Second solo album from an Aussie rock singing fellow I love who also does the singing and things for Powderfinger which I also enjoy quite a bit, single and album and stuff just released all fresh and digital this very day. His first solo album was one of my Top 10 of the last 5 years, by god, but it’s Friday night and I’m gloriously inebriated and I haven’t listened to this new one yet, so: I point you that way, and hope you get some joy.

iCloud

Last night I dreamed that some time in the future, humans had figured out how to build distributed computing platforms complex enough to upload consciousness. As part of the bootstrap uplift into digital immortality, some members of our species began to migrate to self-assembling clouds of smart matter — tiny, networked, neuron-equivalent autonomous computing devices that in aggregrate provided enough googol-flop grunt to serve as personality substrate. iCloud, for reals.

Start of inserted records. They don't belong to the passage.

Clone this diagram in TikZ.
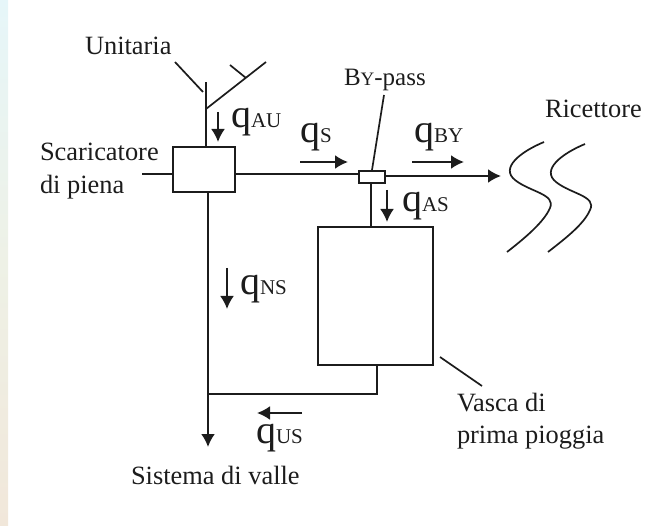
\documentclass[tikz,border=0pt]{standalone}
\usepackage{fontspec}
\setmainfont{Liberation Serif}
\usetikzlibrary{arrows.meta}
\definecolor{ink}{HTML}{1C1C1C}
\definecolor{stripa}{HTML}{E6F6F9}
\definecolor{stripb}{HTML}{EEF1E6}
\definecolor{stripc}{HTML}{F1E7DA}
\tikzset{
  x=1pt,y=-1pt,
  lab/.style={anchor=base west,inner sep=0pt,outer sep=0pt,text=ink,font=\fontsize{26.4}{26.4}\selectfont},
  qty/.style={anchor=base west,inner sep=0pt,outer sep=0pt,text=ink,font=\fontsize{40}{40}\selectfont},
  boxa/.style={draw=ink,line width=2pt,fill=white,minimum width=#1,inner sep=0pt,outer sep=0pt},
  pipe/.style={draw=ink,line width=2pt},
  thinl/.style={draw=ink,line width=1.7pt},
  flow/.style={draw=ink,line width=2pt,-{Latex[length=13pt,width=14pt]}},
}
\newcommand{\qlab}[1]{q{\fontsize{21}{21}\selectfont #1}}
\begin{document}
\begin{tikzpicture}
\useasboundingbox (0,0) rectangle (653,526);
\shade[top color=stripa,bottom color=stripc,middle color=stripb] (0,0) rectangle (8,526);
% boxes
\node[boxa=62pt,minimum height=45pt] (sc) at (204,169.5) {};
\node[boxa=26pt,minimum height=12pt] (bp) at (372,177) {};
\node[boxa=115pt,minimum height=138pt] (tank) at (375.5,296) {};
% free ends
\coordinate (inl) at (142,174);
\coordinate (top) at (206,82);
\coordinate (y1) at (175,62);
\coordinate (y1e) at (203,92);
\coordinate (y2s) at (206,109);
\coordinate (y2) at (266,62);
\coordinate (y3) at (230,65);
\coordinate (y3e) at (246,78);
\coordinate (rc) at (501,176);
\coordinate (sv) at (208,447);
\coordinate (j) at (208,394);
\coordinate (tb) at (377,394);
% connectors
\draw[thinl] (inl) -- (inl -| sc.west);
\draw[pipe] (sc.east |- inl) -- (bp.west |- inl);
\draw[flow] (bp.east |- rc) -- (rc);
\draw[flow] (208,192) -- (sv);
\draw[pipe] (sc.north -| top) -- (top);
\draw[thinl] (y1) -- (y1e);
\draw[thinl] (y2s) -- (y2);
\draw[thinl] (y3) -- (y3e);
\draw[pipe] (bp.south -| 371,0) -- (tank.north -| 371,0);
\draw[pipe] (tank.south -| tb) -- (tb) -- (j);
% leader lines
\coordinate (bpl) at (384,95);
\draw[thinl] (bpl) -- (372,170);
\coordinate (vl1) at (440,357);
\coordinate (vl2) at (482,386);
\draw[thinl] (vl1) -- (vl2);
% receiver
\draw[thinl] (544,142) .. controls (520,152) and (500,168) .. (515,180) .. controls (530,192) and (556,194) .. (550,208) .. controls (544,222) and (525,238) .. (507,252);
\draw[thinl] (585,144) .. controls (561,154) and (541,170) .. (556,182) .. controls (571,194) and (597,196) .. (590,210) .. controls (584,224) and (566,238) .. (548,252);
% flow arrows
\draw[flow] (218,112) -- (218,142);
\draw[flow] (300,162) -- (348,162);
\draw[flow] (412,162) -- (464,162);
\draw[flow] (387,190) -- (387,222);
\draw[flow] (227,268) -- (227,309);
\draw[flow] (302,413) -- (257,413);
% labels
\node[lab] (t1) at (85,55) {Unitaria};
\node[lab] (t2) at (40,161) {Scaricatore};
\node[lab] (t3) at (40,194) {di piena};
\node[lab,font=\fontsize{25}{25}\selectfont] (t4) at (344,86) {B{\fontsize{19}{19}\selectfont Y}-pass};
\node[lab] (t5) at (545,118) {Ricettore};
\node[lab] (t6) at (457,411) {Vasca di};
\node[lab] (t7) at (457,443) {prima pioggia};
\node[lab] (t8) at (131,484) {Sistema di valle};
\node[qty] (q1) at (231,128) {\qlab{AU}};
\node[qty] (q2) at (300,143) {\qlab{S}};
\node[qty] (q3) at (414,143) {\qlab{BY}};
\node[qty] (q4) at (402,212) {\qlab{AS}};
\node[qty] (q5) at (240,295) {\qlab{NS}};
\node[qty] (q6) at (256,443) {\qlab{US}};
\end{tikzpicture}
\end{document}
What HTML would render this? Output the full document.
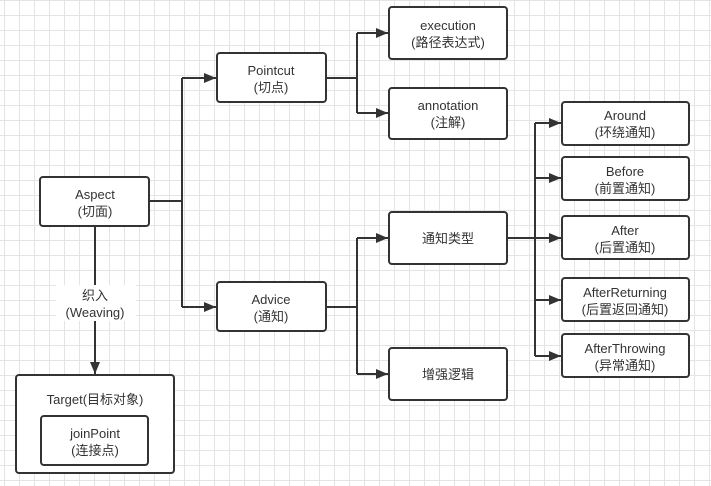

The next logical step, of course, was for some of these cloud-personalities to migrate into the solar system, and by downshifting their time-sense to compensate for light-speed limitations when the distance between ‘neurons’ became thousands, then millions, of kilometers, then astronomical units, become brains that encompassed the entire solar system, but whose thoughts were occurring on much longer time-scales, as neuron-equivalents fired at intervals of hours and days rather than milliseconds.

Our solar system became a cloud of billions of overlapping brains, their tiny components wheeling around the sun like starlings, thinking slow thoughts.

And then, because why not, a migration to galactic scale. Slow down the subjective timescale even further, with computational neurons circling far-flung suns, brains spanning tens of thousands of lightyears, thoughts forming on geological timescales, our galaxy a circling glorious hive of trillions of overlapping slow intelligences who might experience the epochs until the heat death of the universe as comparable in length to a human lifespan, totally invisible to organic life.

Then I woke up, because I hurt my back washing the car yesterday, and that was a disappointment.